Part 1
Passive Income
Buying large apartment complexes is first and foremost a business. When you invest in syndication, you are investing in a business, real estate is just the vehicle, and living space for rent is the product.
We buy apartments because they produce income. When tenants pay their rent, they are creating income. On the other end of the spectrum, large commercial real estate properties cost money to run and keep up.
There are basic expenses like maintenance, capital expenditures, (think roofs, parking lots, upgrades, etc.) management of the property, utilities, and other business expenses like printing, legal support, (think evictions) insurance, and taxes. Another huge expense is the mortgage. After subtracting expenses from the income, what you have leftover is profit, or in this case, passive income or cash flow.

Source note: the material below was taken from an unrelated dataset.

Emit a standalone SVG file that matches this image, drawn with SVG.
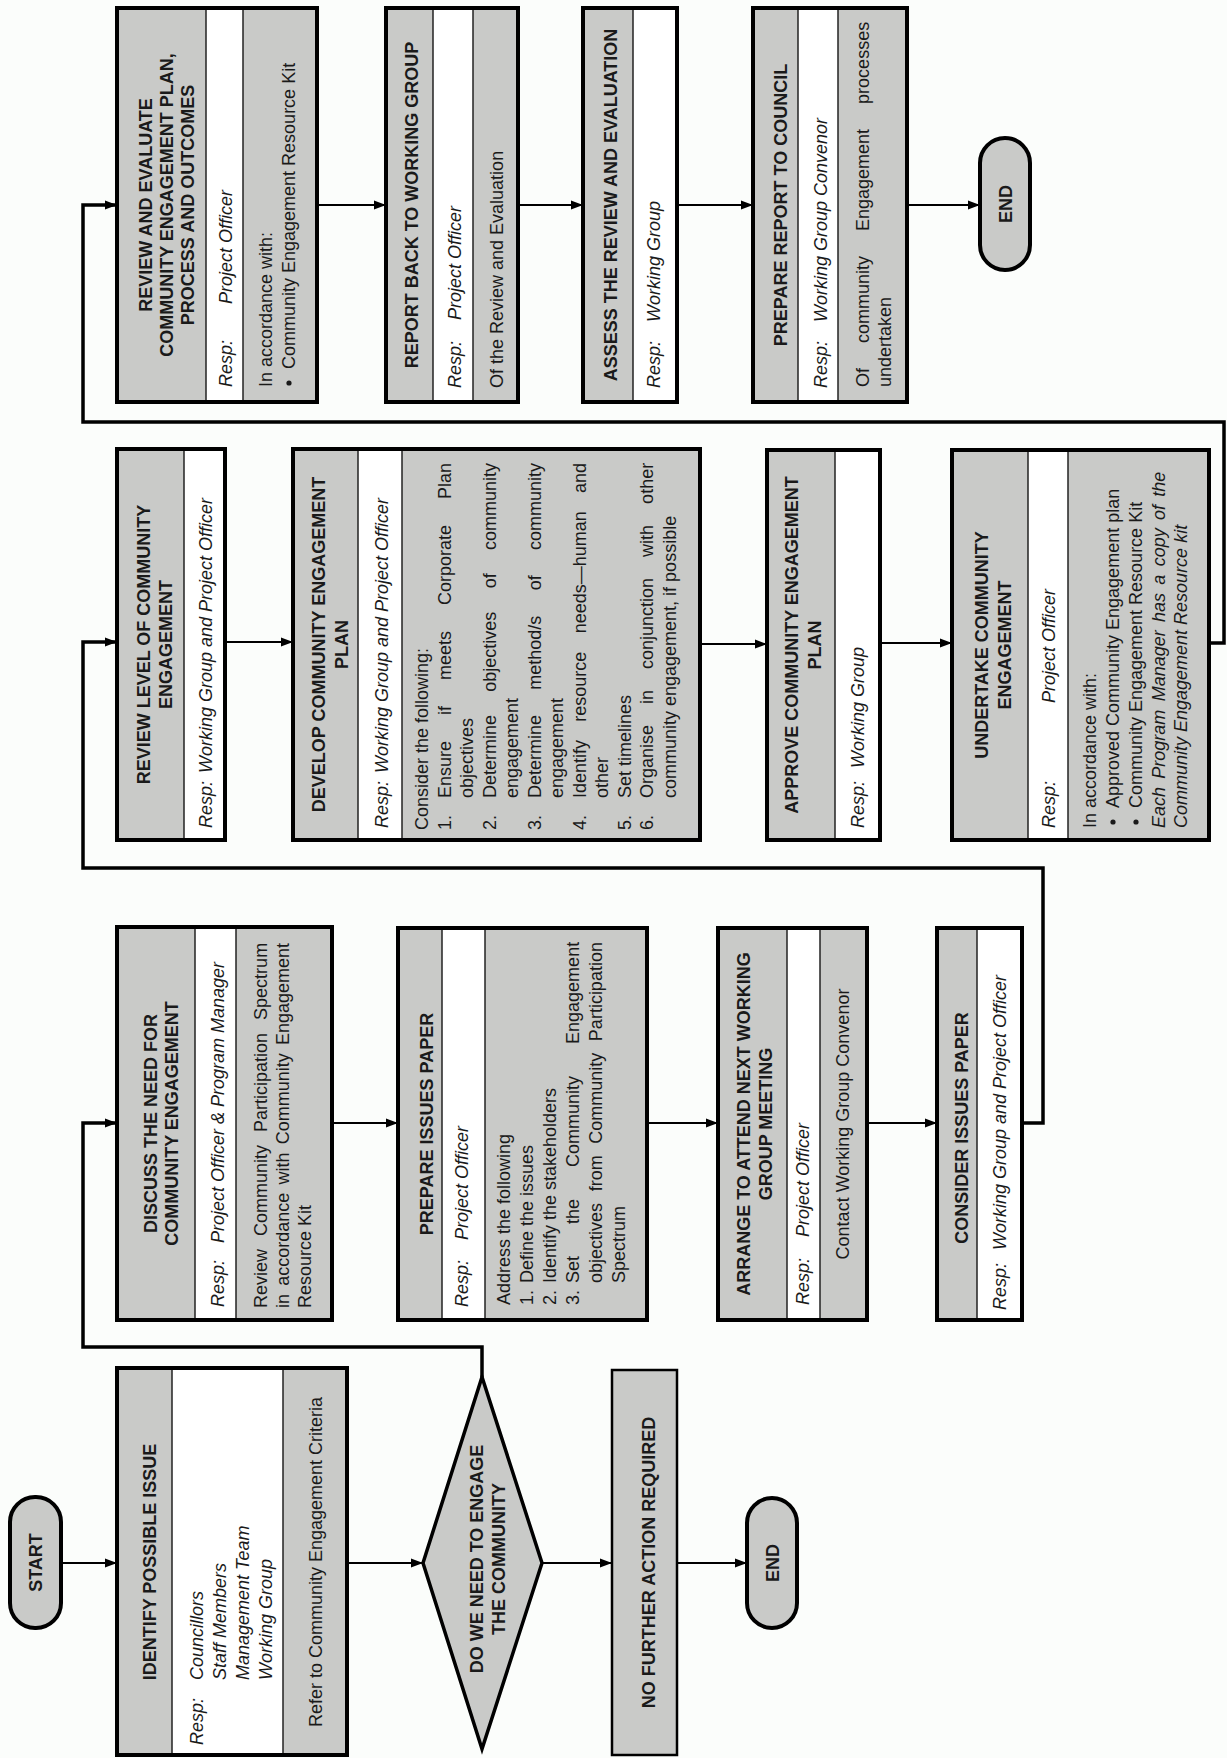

The income gets paid out in dividends to the General Partners and Limited Partners in accordance with their percentage ownership of the company. Dividends are paid monthly, some are paid quarterly, and on the rare occasion it may be bi-annually or annually, it just depends on the project. Quarterly is pretty standard. For passive investors, this income is very passive. All you have to do is check your email when the General Partners send an update (or don’t, this is optional), and make sure you are receiving your ACH transfer (or don’t, but it is a good idea, kind of like balancing your checkbook, who does that?) How much more passive can it get than that?
Appreciation
Appreciation is the laziest and most intensive benefit of real estate. Let me explain. Market appreciation happens naturally. As you own an asset, it naturally appreciates as the population grows and jobs move into a market. Some markets have a higher market appreciation rate, but those markets come with risk and volatility (California, New York, Las Vegas circa 2008). Buying for appreciation is speculative and it is risky, though millions have been made, just the same, millions have been lost on speculation.
We don’t buy for market appreciation, but we do make sure it is trending on the up, not the other way, and we like to see the market economy projecting modest appreciation.
The best real estate syndications rely heavily on cash flow and have a plan to force appreciation. Forced appreciation is what happens when a property is improved physically or economically.
Physically forced appreciation means we make repairs or update units and the exterior with an expectation that we can demand higher rents for improved property. Economically forced appreciation is when we manage the building better by lowering expenses and increasing income by getting trouble tenants out who aren’t paying their rent and increasing rents to market rent rates.
Market appreciation is the cherry on top while forced appreciation is the business strategy for the project. Again, buying and managing apartments is a business, so there must be a business plan and professional execution of that plan.
Equity
Over the life of the project, the equity in the property increases, so at the sale, the equity is profit, and it gets split among the Limited Partners and the General Partners in accordance with their ownership percentage. Remember, owning and managing an apartment complex is a business, except in this business strategy, you build equity in a physical asset.
Leverage
When leverage, also called debt, is used to purchase a commercial property, you are able to buy something much larger in price and size than you would if you were paying cash. Currently, there is a lot of capital that needs to get deployed, so lenders are chomping at the bit to finance stable real estate purchases such as apartments–stable meaning they produce income.
Interest rates are competitive and loans are pretty easy to come by as long as the underwriting of the project pencils out to the bank’s standards. There are some amazing loan opportunities with non-recourse financing from government-backed lenders such as Freddie Mac and Fannie Mae.
What I love about leveraged properties is that you get another set of eyes on the underwriting. A bank won’t lend on a bad deal.